“Pero sigo siendo el Rey”. El atronador canto de las corridas sanfermineras tiene su eco lejano en el palacio de la Zarzuela, e incluso en las costas de Sanxenxo y en la remota Abu Dabi. El senior y el junior lo entonan en imparable línea sucesoria, con relevista en proceso de formación. Inasequibles a motivos de desaliento. Hay que aguantar en lo alto del entramado institucional y promocionarse. Franco reventó la Segunda República, acaudilló España durante cuarenta años, dejó con un palmo de narices a don Juan y designó a su hijo Juan Carlos de Borbon como sucesor “a título de Rey”.

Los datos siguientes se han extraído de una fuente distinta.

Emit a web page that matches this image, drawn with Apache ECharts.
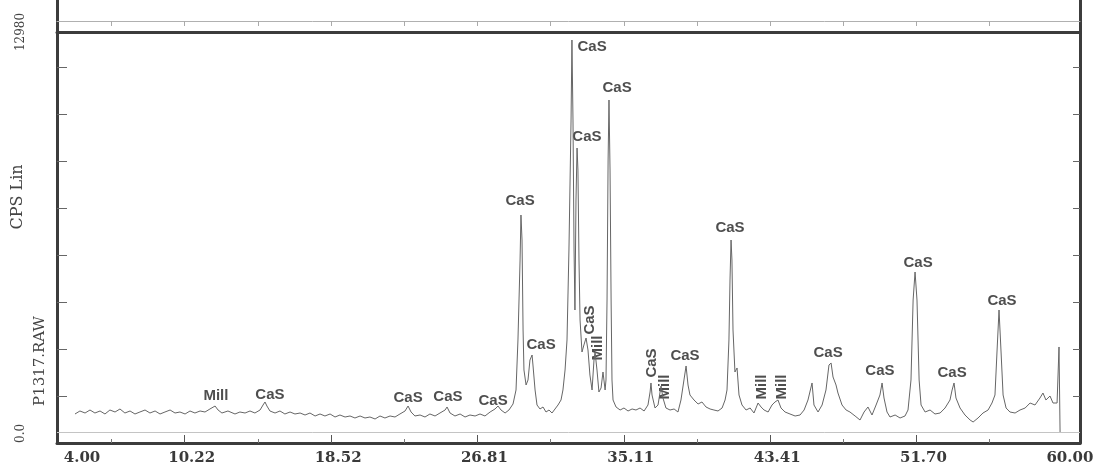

El hijo traicionó a su progenitor y aceptó el dedazo del dictador. Una acobardada Transición impidió al pueblo soberano la elección del modelo de Estado y sirvió una Carta Magna con la Monarquía incorporada al texto constitucional. O la tomas o la tomas. Con el placebo de “parlamentaria” para subordinarla al criterio superior de las Cortes Generales. 14 de abril, Día de la República: en los libros de Historia; en convicciones y ensueños políticos; en la hipocresía pragmática de partidos de confesión republicana. Hoy se cumplen 93 años de la proclamación de la Segunda República (1931-1939). Quedan coetáneos vivos. Escasos con memoria de aquel periodo político. Las enciclopedias lo resumen en tres bienios: coalición republicano-socialista de Azaña, gobierno de las derechas de Lerroux y coalición de izquierdas del Frente Popular. Con la Revolución de 1934 y el golpe de Estado de 1936 como hitos de insurrección. Se acuñó el concepto “juancarlista” para justificar y comedir la simpatía monárquica. Sobre todo para disimulo de conversos. El campechano personaje ha construido una biografía poco edificante, consentida por silencio cómplice de instituciones, periodistas y otros enterados. Con ramificaciones familiares. La monarquía es antigualla frívola y cara. La República, como alternativa. Aunque con la calidad de la política actual, saldría bananera.